The acronym was basically there from Day 1, I am not the Person who came up with it and I also wasn't there at Day 1.


Is there a way of getting the points back?


If someone really cared about it I'd do something manually, but fortunately most HN users don't care.


lol GOSUB as a BASIC command, yes I can see the reference. It actually referes to the BASIC command.


Thanks for this! I didn't really use BASIC much back in the day, but I am from - ahem - an older time...and the name seemed so familiar, but quite couldn't place my finger on it. so, thanks for clarifying this! :-)


Logo? Lisp? Punched cards?


The byte stream is one of the first components that was written. Probably It wouldn't be written nowadays. The browser is quite modular, so in the end you can completely out out of that system.


That’s good to hear. I’m excited to see you’ve got a good html parser. That’s worth a lot just by itself.

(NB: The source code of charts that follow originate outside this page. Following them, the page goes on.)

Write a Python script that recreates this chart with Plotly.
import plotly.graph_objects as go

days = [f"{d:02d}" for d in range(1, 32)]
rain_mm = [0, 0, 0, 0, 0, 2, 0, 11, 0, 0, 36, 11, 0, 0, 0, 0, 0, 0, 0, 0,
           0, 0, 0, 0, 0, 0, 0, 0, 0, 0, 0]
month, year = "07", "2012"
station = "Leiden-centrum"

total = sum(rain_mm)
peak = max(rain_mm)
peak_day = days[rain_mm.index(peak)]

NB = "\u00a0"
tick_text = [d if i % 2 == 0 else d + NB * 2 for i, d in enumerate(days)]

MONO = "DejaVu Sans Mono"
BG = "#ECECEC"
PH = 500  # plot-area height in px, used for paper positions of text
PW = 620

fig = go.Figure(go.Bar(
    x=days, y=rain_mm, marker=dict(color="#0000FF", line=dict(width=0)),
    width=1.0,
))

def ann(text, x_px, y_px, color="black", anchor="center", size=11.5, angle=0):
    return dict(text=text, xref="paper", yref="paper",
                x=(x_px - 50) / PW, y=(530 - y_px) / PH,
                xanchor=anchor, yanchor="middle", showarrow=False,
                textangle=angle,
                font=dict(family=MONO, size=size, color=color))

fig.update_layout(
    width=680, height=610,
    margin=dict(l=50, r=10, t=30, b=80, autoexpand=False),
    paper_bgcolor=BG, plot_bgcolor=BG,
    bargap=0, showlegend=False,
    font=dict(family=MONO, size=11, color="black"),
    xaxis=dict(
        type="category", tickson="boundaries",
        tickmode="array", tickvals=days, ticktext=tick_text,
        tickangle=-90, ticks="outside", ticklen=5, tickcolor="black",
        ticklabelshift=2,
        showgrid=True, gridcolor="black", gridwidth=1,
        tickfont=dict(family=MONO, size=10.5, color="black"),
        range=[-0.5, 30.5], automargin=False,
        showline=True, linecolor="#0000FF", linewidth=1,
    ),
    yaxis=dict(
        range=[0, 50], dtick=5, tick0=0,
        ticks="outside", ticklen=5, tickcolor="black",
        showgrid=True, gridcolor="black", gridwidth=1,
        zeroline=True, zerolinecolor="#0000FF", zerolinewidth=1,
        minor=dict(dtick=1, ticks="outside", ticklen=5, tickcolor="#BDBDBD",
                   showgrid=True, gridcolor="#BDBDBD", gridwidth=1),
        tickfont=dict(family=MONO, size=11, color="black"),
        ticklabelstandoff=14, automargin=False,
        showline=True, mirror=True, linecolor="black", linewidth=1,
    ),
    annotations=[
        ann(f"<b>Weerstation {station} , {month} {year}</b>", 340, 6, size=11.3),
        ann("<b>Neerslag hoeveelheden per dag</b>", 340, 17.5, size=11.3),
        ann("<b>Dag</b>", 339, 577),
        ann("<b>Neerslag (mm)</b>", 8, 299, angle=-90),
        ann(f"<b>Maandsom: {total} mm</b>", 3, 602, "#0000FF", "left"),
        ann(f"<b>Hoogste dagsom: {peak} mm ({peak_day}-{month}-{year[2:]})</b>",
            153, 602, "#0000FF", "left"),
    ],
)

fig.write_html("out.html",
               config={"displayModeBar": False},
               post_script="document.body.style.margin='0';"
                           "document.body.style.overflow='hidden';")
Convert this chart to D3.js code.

Yes, the HTML parser, probably the component that is the most spec compliant. I think the CSS parser also is. For the initial phase, I think it is more important to get something working. For a later implementation, the spec should dictate what we do and what not. But with a small team, it is just not feasible.


Isn't one of the difficultlies of writing a browser that your parser must accept lots of invalid inputs and render it like other browsers would?


HTML5 parsing is relatively easy, because behavior for tag soup is 100% specified. That is, in theory, all conformant HTML5 parsers should output the same DOM for any arbitrary byte sequence.

Layout is much harder because the CSS spec is full of UB, so you will have to do some reverse engineering there.